§ **Stored data**:
┌──
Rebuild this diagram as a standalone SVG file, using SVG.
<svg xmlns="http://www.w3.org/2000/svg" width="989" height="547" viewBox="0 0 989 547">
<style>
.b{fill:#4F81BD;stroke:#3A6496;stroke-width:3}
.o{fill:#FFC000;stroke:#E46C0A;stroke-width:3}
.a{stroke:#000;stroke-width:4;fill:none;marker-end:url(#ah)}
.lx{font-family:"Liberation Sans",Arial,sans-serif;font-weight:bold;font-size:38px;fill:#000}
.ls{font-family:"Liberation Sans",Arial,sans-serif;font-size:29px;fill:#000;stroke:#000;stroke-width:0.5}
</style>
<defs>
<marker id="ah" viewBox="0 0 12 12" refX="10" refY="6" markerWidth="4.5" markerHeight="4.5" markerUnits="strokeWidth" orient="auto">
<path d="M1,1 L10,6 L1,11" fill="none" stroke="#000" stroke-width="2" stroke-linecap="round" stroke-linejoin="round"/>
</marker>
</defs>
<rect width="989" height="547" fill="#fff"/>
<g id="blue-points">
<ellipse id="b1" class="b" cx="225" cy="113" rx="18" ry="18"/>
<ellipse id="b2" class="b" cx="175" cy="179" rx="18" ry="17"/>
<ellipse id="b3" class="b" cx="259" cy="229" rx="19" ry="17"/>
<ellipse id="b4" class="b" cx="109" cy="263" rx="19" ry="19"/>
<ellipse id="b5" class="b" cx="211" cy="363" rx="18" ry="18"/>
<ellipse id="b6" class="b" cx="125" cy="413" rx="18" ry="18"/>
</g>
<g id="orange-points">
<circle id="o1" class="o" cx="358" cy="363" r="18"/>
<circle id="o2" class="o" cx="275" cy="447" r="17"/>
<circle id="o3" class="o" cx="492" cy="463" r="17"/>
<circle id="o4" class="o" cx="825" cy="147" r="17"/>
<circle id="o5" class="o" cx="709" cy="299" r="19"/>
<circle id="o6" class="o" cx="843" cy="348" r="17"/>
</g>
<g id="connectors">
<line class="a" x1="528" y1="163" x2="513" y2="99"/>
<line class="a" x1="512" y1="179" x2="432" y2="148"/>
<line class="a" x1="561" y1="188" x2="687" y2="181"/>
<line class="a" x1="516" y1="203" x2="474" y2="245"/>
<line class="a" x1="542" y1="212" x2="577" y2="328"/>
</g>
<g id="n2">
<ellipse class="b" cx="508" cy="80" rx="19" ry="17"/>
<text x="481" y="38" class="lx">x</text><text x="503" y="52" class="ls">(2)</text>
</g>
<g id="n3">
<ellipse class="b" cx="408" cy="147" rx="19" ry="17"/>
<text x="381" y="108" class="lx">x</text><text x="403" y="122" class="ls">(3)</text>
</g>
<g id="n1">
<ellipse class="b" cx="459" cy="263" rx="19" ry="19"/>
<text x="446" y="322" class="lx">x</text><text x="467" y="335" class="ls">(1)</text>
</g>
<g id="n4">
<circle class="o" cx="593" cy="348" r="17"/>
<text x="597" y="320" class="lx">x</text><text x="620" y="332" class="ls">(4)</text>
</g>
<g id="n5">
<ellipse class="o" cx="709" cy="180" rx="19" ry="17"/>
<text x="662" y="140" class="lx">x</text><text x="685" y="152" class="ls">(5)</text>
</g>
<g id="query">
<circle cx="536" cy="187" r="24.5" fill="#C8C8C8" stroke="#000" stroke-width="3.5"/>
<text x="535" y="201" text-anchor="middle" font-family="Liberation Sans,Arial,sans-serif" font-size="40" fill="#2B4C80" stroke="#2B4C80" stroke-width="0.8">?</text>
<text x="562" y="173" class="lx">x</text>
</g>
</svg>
└──
Retype the listing above in full, with no alterations.

§ **Response to the exercise**:
Rebuild this diagram as a standalone SVG file, using SVG.
<svg xmlns="http://www.w3.org/2000/svg" width="989" height="547" viewBox="0 0 989 547">
<style>
.b{fill:#4F81BD;stroke:#3A6496;stroke-width:3}
.o{fill:#FFC000;stroke:#E46C0A;stroke-width:3}
.a{stroke:#000;stroke-width:4;fill:none;marker-end:url(#ah)}
.lx{font-family:"Liberation Sans",Arial,sans-serif;font-weight:bold;font-size:38px;fill:#000}
.ls{font-family:"Liberation Sans",Arial,sans-serif;font-size:29px;fill:#000;stroke:#000;stroke-width:0.5}
</style>
<defs>
<marker id="ah" viewBox="0 0 12 12" refX="10" refY="6" markerWidth="4.5" markerHeight="4.5" markerUnits="strokeWidth" orient="auto">
<path d="M1,1 L10,6 L1,11" fill="none" stroke="#000" stroke-width="2" stroke-linecap="round" stroke-linejoin="round"/>
</marker>
</defs>
<rect width="989" height="547" fill="#fff"/>
<g id="blue-points">
<ellipse id="b1" class="b" cx="225" cy="113" rx="18" ry="18"/>
<ellipse id="b2" class="b" cx="175" cy="179" rx="18" ry="17"/>
<ellipse id="b3" class="b" cx="259" cy="229" rx="19" ry="17"/>
<ellipse id="b4" class="b" cx="109" cy="263" rx="19" ry="19"/>
<ellipse id="b5" class="b" cx="211" cy="363" rx="18" ry="18"/>
<ellipse id="b6" class="b" cx="125" cy="413" rx="18" ry="18"/>
</g>
<g id="orange-points">
<circle id="o1" class="o" cx="358" cy="363" r="18"/>
<circle id="o2" class="o" cx="275" cy="447" r="17"/>
<circle id="o3" class="o" cx="492" cy="463" r="17"/>
<circle id="o4" class="o" cx="825" cy="147" r="17"/>
<circle id="o5" class="o" cx="709" cy="299" r="19"/>
<circle id="o6" class="o" cx="843" cy="348" r="17"/>
</g>
<g id="connectors">
<line class="a" x1="528" y1="163" x2="513" y2="99"/>
<line class="a" x1="512" y1="179" x2="432" y2="148"/>
<line class="a" x1="561" y1="188" x2="687" y2="181"/>
<line class="a" x1="516" y1="203" x2="474" y2="245"/>
<line class="a" x1="542" y1="212" x2="577" y2="328"/>
</g>
<g id="n2">
<ellipse class="b" cx="508" cy="80" rx="19" ry="17"/>
<text x="481" y="38" class="lx">x</text><text x="503" y="52" class="ls">(2)</text>
</g>
<g id="n3">
<ellipse class="b" cx="408" cy="147" rx="19" ry="17"/>
<text x="381" y="108" class="lx">x</text><text x="403" y="122" class="ls">(3)</text>
</g>
<g id="n1">
<ellipse class="b" cx="459" cy="263" rx="19" ry="19"/>
<text x="446" y="322" class="lx">x</text><text x="467" y="335" class="ls">(1)</text>
</g>
<g id="n4">
<circle class="o" cx="593" cy="348" r="17"/>
<text x="597" y="320" class="lx">x</text><text x="620" y="332" class="ls">(4)</text>
</g>
<g id="n5">
<ellipse class="o" cx="709" cy="180" rx="19" ry="17"/>
<text x="662" y="140" class="lx">x</text><text x="685" y="152" class="ls">(5)</text>
</g>
<g id="query">
<circle cx="536" cy="187" r="24.5" fill="#C8C8C8" stroke="#000" stroke-width="3.5"/>
<text x="535" y="201" text-anchor="middle" font-family="Liberation Sans,Arial,sans-serif" font-size="40" fill="#2B4C80" stroke="#2B4C80" stroke-width="0.8">?</text>
<text x="562" y="173" class="lx">x</text>
</g>
</svg>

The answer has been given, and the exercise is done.